• **Goal of the exercise**: Please set down all the lines beneath this one exactly, without the pictures.

• **Information provided**:
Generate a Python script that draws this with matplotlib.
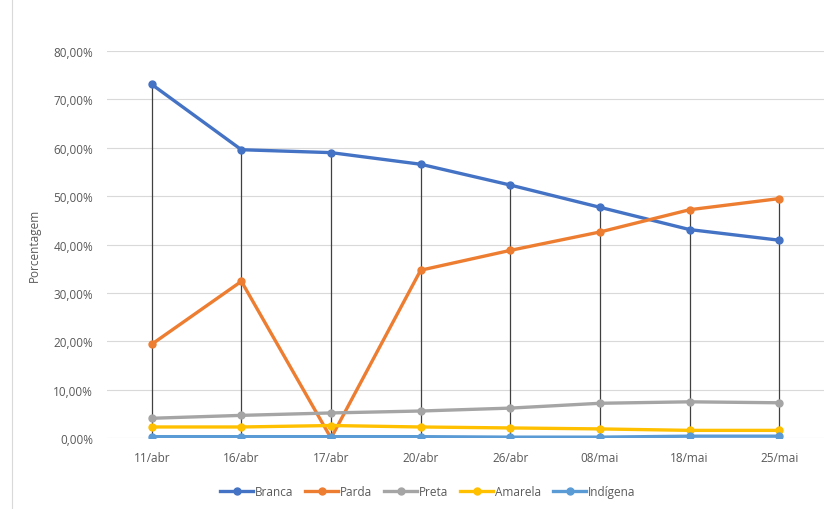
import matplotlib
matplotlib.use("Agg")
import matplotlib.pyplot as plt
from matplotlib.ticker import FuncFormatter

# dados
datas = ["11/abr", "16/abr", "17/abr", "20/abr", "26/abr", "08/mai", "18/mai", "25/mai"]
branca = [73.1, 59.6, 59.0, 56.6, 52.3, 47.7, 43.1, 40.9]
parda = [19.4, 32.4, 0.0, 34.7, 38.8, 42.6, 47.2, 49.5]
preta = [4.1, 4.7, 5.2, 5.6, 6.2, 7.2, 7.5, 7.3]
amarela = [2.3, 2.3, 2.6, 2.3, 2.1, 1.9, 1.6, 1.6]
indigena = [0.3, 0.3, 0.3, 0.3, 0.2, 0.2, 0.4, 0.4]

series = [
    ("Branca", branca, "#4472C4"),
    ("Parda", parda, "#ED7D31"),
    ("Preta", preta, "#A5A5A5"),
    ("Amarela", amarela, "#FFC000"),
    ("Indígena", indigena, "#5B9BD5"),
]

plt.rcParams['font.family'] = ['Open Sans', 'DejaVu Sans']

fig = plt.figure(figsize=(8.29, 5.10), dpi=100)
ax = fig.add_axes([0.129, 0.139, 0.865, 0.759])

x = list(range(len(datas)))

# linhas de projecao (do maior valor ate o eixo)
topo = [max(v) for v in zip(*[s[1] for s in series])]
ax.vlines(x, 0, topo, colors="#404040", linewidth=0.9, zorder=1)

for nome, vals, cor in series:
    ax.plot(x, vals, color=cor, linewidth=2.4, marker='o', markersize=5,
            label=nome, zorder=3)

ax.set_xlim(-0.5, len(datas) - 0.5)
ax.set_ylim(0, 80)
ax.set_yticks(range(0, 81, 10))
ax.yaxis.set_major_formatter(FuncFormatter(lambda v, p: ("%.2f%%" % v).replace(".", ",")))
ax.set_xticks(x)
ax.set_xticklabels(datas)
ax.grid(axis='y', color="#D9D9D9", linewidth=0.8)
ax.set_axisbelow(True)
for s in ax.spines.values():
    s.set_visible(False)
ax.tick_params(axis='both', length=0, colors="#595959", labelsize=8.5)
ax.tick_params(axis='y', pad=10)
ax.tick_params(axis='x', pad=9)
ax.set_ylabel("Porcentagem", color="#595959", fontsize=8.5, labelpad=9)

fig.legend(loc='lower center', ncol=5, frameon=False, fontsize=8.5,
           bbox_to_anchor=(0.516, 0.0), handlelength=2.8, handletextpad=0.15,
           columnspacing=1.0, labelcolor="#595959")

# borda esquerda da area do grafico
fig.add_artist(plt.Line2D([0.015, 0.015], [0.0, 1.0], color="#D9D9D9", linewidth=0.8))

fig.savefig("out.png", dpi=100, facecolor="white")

• **The result**:
Generate a Python script that draws this with matplotlib.
import matplotlib
matplotlib.use("Agg")
import matplotlib.pyplot as plt
from matplotlib.ticker import FuncFormatter

# dados
datas = ["11/abr", "16/abr", "17/abr", "20/abr", "26/abr", "08/mai", "18/mai", "25/mai"]
branca = [73.1, 59.6, 59.0, 56.6, 52.3, 47.7, 43.1, 40.9]
parda = [19.4, 32.4, 0.0, 34.7, 38.8, 42.6, 47.2, 49.5]
preta = [4.1, 4.7, 5.2, 5.6, 6.2, 7.2, 7.5, 7.3]
amarela = [2.3, 2.3, 2.6, 2.3, 2.1, 1.9, 1.6, 1.6]
indigena = [0.3, 0.3, 0.3, 0.3, 0.2, 0.2, 0.4, 0.4]

series = [
    ("Branca", branca, "#4472C4"),
    ("Parda", parda, "#ED7D31"),
    ("Preta", preta, "#A5A5A5"),
    ("Amarela", amarela, "#FFC000"),
    ("Indígena", indigena, "#5B9BD5"),
]

plt.rcParams['font.family'] = ['Open Sans', 'DejaVu Sans']

fig = plt.figure(figsize=(8.29, 5.10), dpi=100)
ax = fig.add_axes([0.129, 0.139, 0.865, 0.759])

x = list(range(len(datas)))

# linhas de projecao (do maior valor ate o eixo)
topo = [max(v) for v in zip(*[s[1] for s in series])]
ax.vlines(x, 0, topo, colors="#404040", linewidth=0.9, zorder=1)

for nome, vals, cor in series:
    ax.plot(x, vals, color=cor, linewidth=2.4, marker='o', markersize=5,
            label=nome, zorder=3)

ax.set_xlim(-0.5, len(datas) - 0.5)
ax.set_ylim(0, 80)
ax.set_yticks(range(0, 81, 10))
ax.yaxis.set_major_formatter(FuncFormatter(lambda v, p: ("%.2f%%" % v).replace(".", ",")))
ax.set_xticks(x)
ax.set_xticklabels(datas)
ax.grid(axis='y', color="#D9D9D9", linewidth=0.8)
ax.set_axisbelow(True)
for s in ax.spines.values():
    s.set_visible(False)
ax.tick_params(axis='both', length=0, colors="#595959", labelsize=8.5)
ax.tick_params(axis='y', pad=10)
ax.tick_params(axis='x', pad=9)
ax.set_ylabel("Porcentagem", color="#595959", fontsize=8.5, labelpad=9)

fig.legend(loc='lower center', ncol=5, frameon=False, fontsize=8.5,
           bbox_to_anchor=(0.516, 0.0), handlelength=2.8, handletextpad=0.15,
           columnspacing=1.0, labelcolor="#595959")

# borda esquerda da area do grafico
fig.add_artist(plt.Line2D([0.015, 0.015], [0.0, 1.0], color="#D9D9D9", linewidth=0.8))

fig.savefig("out.png", dpi=100, facecolor="white")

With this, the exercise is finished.